2. Sink creation for partitioned tables

In this example we show how to create a DeltaSink for org.apache.flink.table.data.RowData to write data to a partitioned table using one partitioning column surname.

package com.example;

import io.delta.flink.sink.DeltaBucketAssigner;
import io.delta.flink.sink.DeltaSink;
import io.delta.flink.sink.DeltaSinkBuilder;
import org.apache.flink.core.fs.Path;
import org.apache.flink.streaming.api.datastream.DataStream;
import org.apache.flink.table.data.RowData;
import org.apache.flink.table.types.logical.RowType;

public class DeltaSinkExample {

  public static final RowType ROW_TYPE = new RowType(Arrays.asList(
          new RowType.RowField("name", new VarCharType(VarCharType.MAX_LENGTH)),
          new RowType.RowField("surname", new VarCharType(VarCharType.MAX_LENGTH)),
          new RowType.RowField("age", new IntType())
  ));

  public DataStream<RowData> createDeltaSink(DataStream<RowData> stream,
                                             String deltaTablePath) {
    String[] partitionCols = {"surname"};
    DeltaSink<RowData> deltaSink = DeltaSink
            .forRowData(
                new Path(deltaTablePath),
                new Configuration(),
                rowType)
            .withPartitionColumns(partitionCols)
            .build();
    stream.sinkTo(deltaSink);
    return stream;
  }
}

More information on how to build and test is here.

What’s next?

  • Currently only DeltaSink is supported, and thus the connector only supports writing to Delta tables.
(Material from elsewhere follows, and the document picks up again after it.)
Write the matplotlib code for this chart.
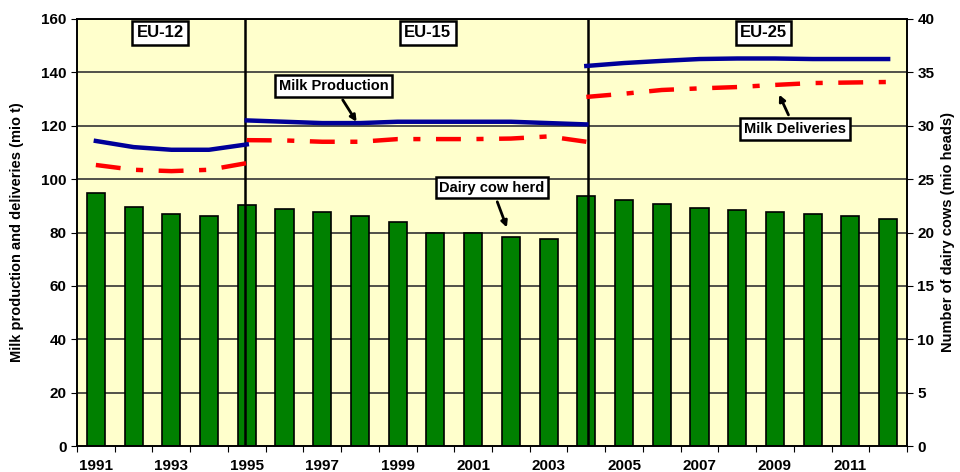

Support for reading Delta tables is being worked on as noted in Delta Source for Apache Flink (#110).
  • Flink/Delta Sink supports the append mode today and support for other modes like overwrite, upsert, etc. will be added in the upcoming releases.
  • The current version only supports the Flink Datastream API. Support for Flink Table API / SQL, along with Flink Catalog's implementation for storing Delta table's metadata in an external metastore, are planned as noted in Extend Delta connector for Apache Flink's Table APIs (#238).